Scan the data below for the string "matplotlib". Show every line where it turns up.

**Data excerpt**:
####
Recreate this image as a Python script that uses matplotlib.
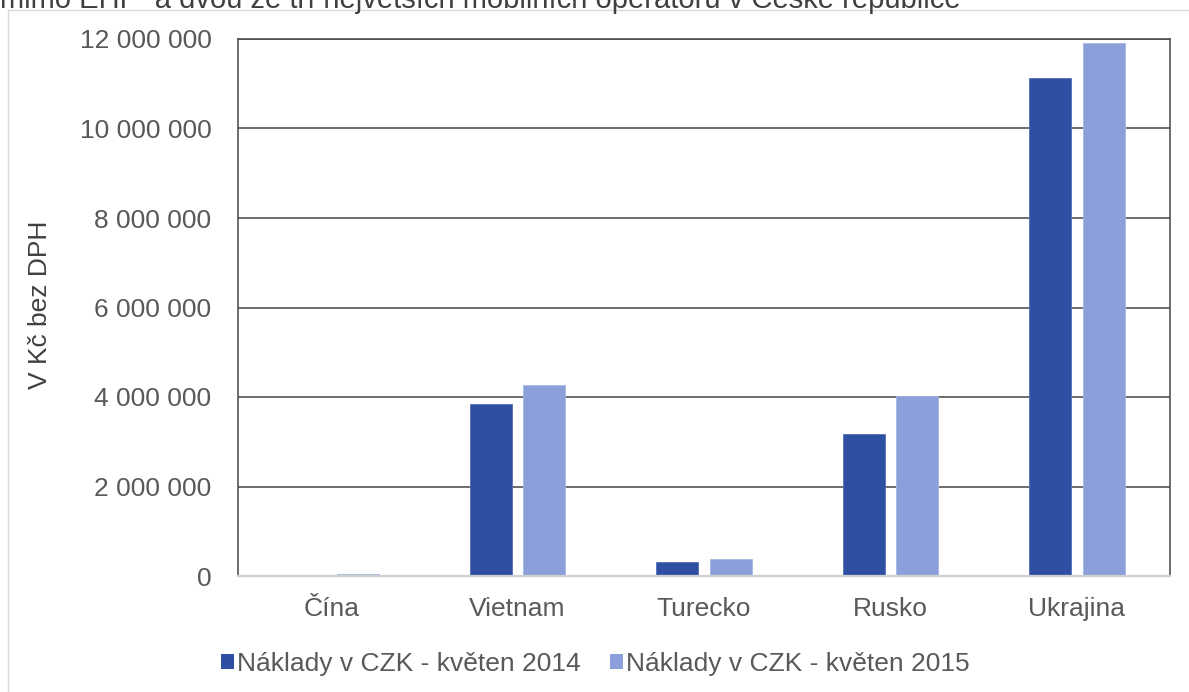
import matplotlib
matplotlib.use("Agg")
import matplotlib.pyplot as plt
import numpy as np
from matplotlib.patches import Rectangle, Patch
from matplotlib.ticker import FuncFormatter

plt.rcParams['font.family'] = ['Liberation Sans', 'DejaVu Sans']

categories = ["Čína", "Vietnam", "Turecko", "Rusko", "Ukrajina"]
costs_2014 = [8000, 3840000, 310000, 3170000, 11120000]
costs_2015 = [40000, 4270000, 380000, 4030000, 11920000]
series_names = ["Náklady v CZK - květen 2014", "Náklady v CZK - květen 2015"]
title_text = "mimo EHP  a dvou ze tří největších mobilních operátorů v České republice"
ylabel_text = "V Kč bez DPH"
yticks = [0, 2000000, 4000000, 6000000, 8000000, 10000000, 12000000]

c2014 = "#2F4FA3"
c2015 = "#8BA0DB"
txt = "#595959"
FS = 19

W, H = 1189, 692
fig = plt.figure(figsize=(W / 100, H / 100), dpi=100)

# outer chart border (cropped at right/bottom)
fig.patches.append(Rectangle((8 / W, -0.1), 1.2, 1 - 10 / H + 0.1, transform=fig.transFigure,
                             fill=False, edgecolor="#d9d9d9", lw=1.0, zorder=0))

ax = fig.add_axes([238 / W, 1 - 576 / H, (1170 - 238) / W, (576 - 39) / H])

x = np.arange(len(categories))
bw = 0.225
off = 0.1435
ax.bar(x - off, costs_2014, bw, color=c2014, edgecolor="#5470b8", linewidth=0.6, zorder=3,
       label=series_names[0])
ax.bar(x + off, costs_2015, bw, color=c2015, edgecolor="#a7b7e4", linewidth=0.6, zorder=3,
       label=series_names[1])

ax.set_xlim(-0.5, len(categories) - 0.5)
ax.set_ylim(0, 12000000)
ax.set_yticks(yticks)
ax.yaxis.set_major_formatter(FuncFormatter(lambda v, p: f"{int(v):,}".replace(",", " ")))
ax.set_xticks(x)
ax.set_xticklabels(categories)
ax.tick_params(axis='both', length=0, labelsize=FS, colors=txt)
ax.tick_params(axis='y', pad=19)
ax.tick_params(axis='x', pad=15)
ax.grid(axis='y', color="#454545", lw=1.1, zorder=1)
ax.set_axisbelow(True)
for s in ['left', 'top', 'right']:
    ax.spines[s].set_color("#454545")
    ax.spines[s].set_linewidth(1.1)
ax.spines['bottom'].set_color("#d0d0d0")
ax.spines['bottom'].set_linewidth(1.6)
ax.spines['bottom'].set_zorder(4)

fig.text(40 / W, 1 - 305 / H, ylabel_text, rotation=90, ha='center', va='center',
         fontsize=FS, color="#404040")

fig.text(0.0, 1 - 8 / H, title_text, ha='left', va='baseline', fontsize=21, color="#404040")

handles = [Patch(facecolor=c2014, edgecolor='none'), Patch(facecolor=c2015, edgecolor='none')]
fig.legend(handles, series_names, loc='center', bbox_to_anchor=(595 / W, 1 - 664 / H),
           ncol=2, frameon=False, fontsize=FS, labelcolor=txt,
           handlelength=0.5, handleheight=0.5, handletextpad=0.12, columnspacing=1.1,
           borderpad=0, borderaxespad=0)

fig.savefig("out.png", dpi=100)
####
**Exercise output**:
Recreate this image as a Python script that uses matplotlib.
import matplotlib
matplotlib.use("Agg")
import matplotlib.pyplot as plt
from matplotlib.patches import Rectangle, Patch
from matplotlib.ticker import FuncFormatter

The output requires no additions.